Problem:
Below are entries to be transcribed exactly; exclude the pictures from the copy.

[Charts and diagrams as code]
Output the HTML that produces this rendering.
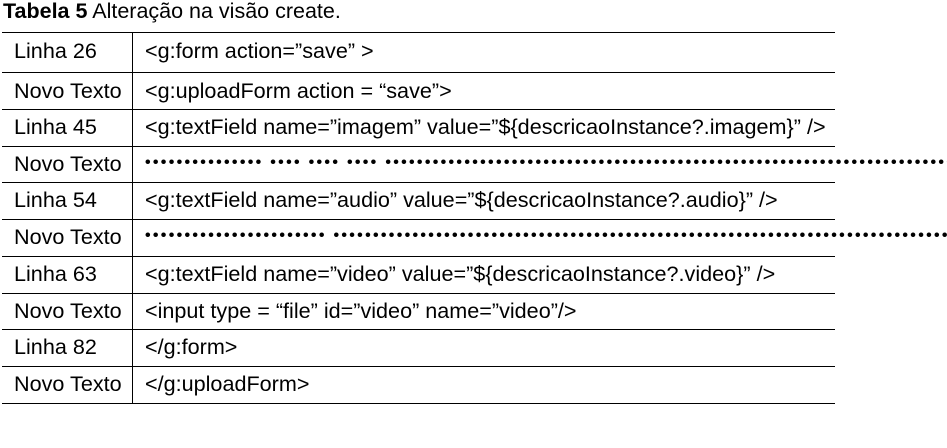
<!DOCTYPE html>
<html><head><meta charset="utf-8"><style>
body{margin:0;width:947px;height:448px;background:#fff;position:relative;overflow:hidden;font-family:"Liberation Sans",Arial,sans-serif;color:#000}
.t{position:absolute;left:3px;top:-1px;font-size:21.5px;white-space:nowrap;line-height:24px}
.h{position:absolute;left:2px;width:833px;height:0;border-top:1.3px solid #000}
.v{position:absolute;left:132px;top:32px;height:371px;border-left:1.3px solid #000}
.c{position:absolute;left:14px;font-size:21.6px;white-space:nowrap;line-height:24px}
.c2{position:absolute;left:145px;font-size:21.6px;white-space:nowrap;line-height:24px}
.d{position:absolute;left:145px;width:802px;overflow:hidden;font-size:16px;letter-spacing:2.3px;white-space:pre;line-height:18px;font-weight:bold}
</style></head><body>
<div class="t"><b>Tabela 5</b> Alteração na visão create.</div>
<div class="h" style="top:32px"></div>
<div class="h" style="top:72px"></div>
<div class="h" style="top:109px"></div>
<div class="h" style="top:146px"></div>
<div class="h" style="top:182px"></div>
<div class="h" style="top:219px"></div>
<div class="h" style="top:256px"></div>
<div class="h" style="top:293px"></div>
<div class="h" style="top:329px"></div>
<div class="h" style="top:366px"></div>
<div class="h" style="top:403px"></div>
<div class="v"></div>

<div class="c" style="top:39px">Linha 26</div>
<div class="c2" style="top:39px">&lt;g:form action=”save” &gt;</div>
<div class="c" style="top:79px">Novo Texto</div>
<div class="c2" style="top:79px">&lt;g:uploadForm action = “save”&gt;</div>
<div class="c" style="top:115px">Linha 45</div>
<div class="c2" style="top:115px">&lt;g:textField name=”imagem” value=”${descricaoInstance?.imagem}” /&gt;</div>
<div class="c" style="top:152px">Novo Texto</div>
<div class="d" style="top:154px">••••••••••••••• •••• •••• •••• ••••••••••••••••••••••••••••••••••••••••••••••••••••••••••••••••••••••••••••••••••••</div>
<div class="c" style="top:188px">Linha 54</div>
<div class="c2" style="top:188px">&lt;g:textField name=”audio” value=”${descricaoInstance?.audio}” /&gt;</div>
<div class="c" style="top:225px">Novo Texto</div>
<div class="d" style="top:227px">••••••••••••••••••••••• •••••••••••••••••••••••••••••••••••••••••••••••••••••••••••••••••••••••••••••••••••••••••</div>
<div class="c" style="top:262px">Linha 63</div>
<div class="c2" style="top:262px">&lt;g:textField name=”video” value=”${descricaoInstance?.video}” /&gt;</div>
<div class="c" style="top:299px">Novo Texto</div>
<div class="c2" style="top:299px">&lt;input type = “file” id=”video” name=”video”/&gt;</div>
<div class="c" style="top:335px">Linha 82</div>
<div class="c2" style="top:335px">&lt;/g:form&gt;</div>
<div class="c" style="top:372px">Novo Texto</div>
<div class="c2" style="top:372px">&lt;/g:uploadForm&gt;</div>
</body></html>
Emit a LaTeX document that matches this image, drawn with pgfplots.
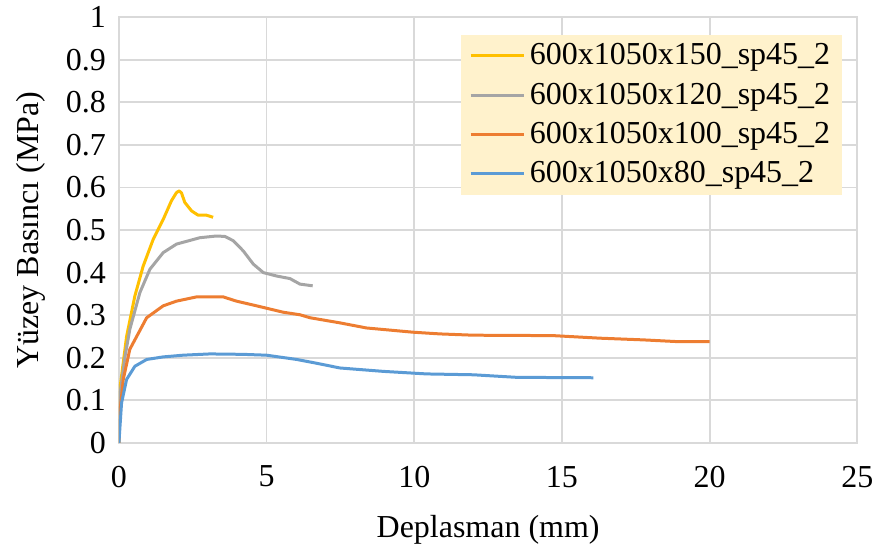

Answer to this problem:
Output the HTML that produces this rendering.
<!DOCTYPE html>
<html><head><meta charset="utf-8"><style>
body{margin:0;width:947px;height:448px;background:#fff;position:relative;overflow:hidden;font-family:"Liberation Sans",Arial,sans-serif;color:#000}
.t{position:absolute;left:3px;top:-1px;font-size:21.5px;white-space:nowrap;line-height:24px}
.h{position:absolute;left:2px;width:833px;height:0;border-top:1.3px solid #000}
.v{position:absolute;left:132px;top:32px;height:371px;border-left:1.3px solid #000}
.c{position:absolute;left:14px;font-size:21.6px;white-space:nowrap;line-height:24px}
.c2{position:absolute;left:145px;font-size:21.6px;white-space:nowrap;line-height:24px}
.d{position:absolute;left:145px;width:802px;overflow:hidden;font-size:16px;letter-spacing:2.3px;white-space:pre;line-height:18px;font-weight:bold}
</style></head><body>
<div class="t"><b>Tabela 5</b> Alteração na visão create.</div>
<div class="h" style="top:32px"></div>
<div class="h" style="top:72px"></div>
<div class="h" style="top:109px"></div>
<div class="h" style="top:146px"></div>
<div class="h" style="top:182px"></div>
<div class="h" style="top:219px"></div>
<div class="h" style="top:256px"></div>
<div class="h" style="top:293px"></div>
<div class="h" style="top:329px"></div>
<div class="h" style="top:366px"></div>
<div class="h" style="top:403px"></div>
<div class="v"></div>

<div class="c" style="top:39px">Linha 26</div>
<div class="c2" style="top:39px">&lt;g:form action=”save” &gt;</div>
<div class="c" style="top:79px">Novo Texto</div>
<div class="c2" style="top:79px">&lt;g:uploadForm action = “save”&gt;</div>
<div class="c" style="top:115px">Linha 45</div>
<div class="c2" style="top:115px">&lt;g:textField name=”imagem” value=”${descricaoInstance?.imagem}” /&gt;</div>
<div class="c" style="top:152px">Novo Texto</div>
<div class="d" style="top:154px">••••••••••••••• •••• •••• •••• ••••••••••••••••••••••••••••••••••••••••••••••••••••••••••••••••••••••••••••••••••••</div>
<div class="c" style="top:188px">Linha 54</div>
<div class="c2" style="top:188px">&lt;g:textField name=”audio” value=”${descricaoInstance?.audio}” /&gt;</div>
<div class="c" style="top:225px">Novo Texto</div>
<div class="d" style="top:227px">••••••••••••••••••••••• •••••••••••••••••••••••••••••••••••••••••••••••••••••••••••••••••••••••••••••••••••••••••</div>
<div class="c" style="top:262px">Linha 63</div>
<div class="c2" style="top:262px">&lt;g:textField name=”video” value=”${descricaoInstance?.video}” /&gt;</div>
<div class="c" style="top:299px">Novo Texto</div>
<div class="c2" style="top:299px">&lt;input type = “file” id=”video” name=”video”/&gt;</div>
<div class="c" style="top:335px">Linha 82</div>
<div class="c2" style="top:335px">&lt;/g:form&gt;</div>
<div class="c" style="top:372px">Novo Texto</div>
<div class="c2" style="top:372px">&lt;/g:uploadForm&gt;</div>
</body></html>
Emit a LaTeX document that matches this image, drawn with pgfplots.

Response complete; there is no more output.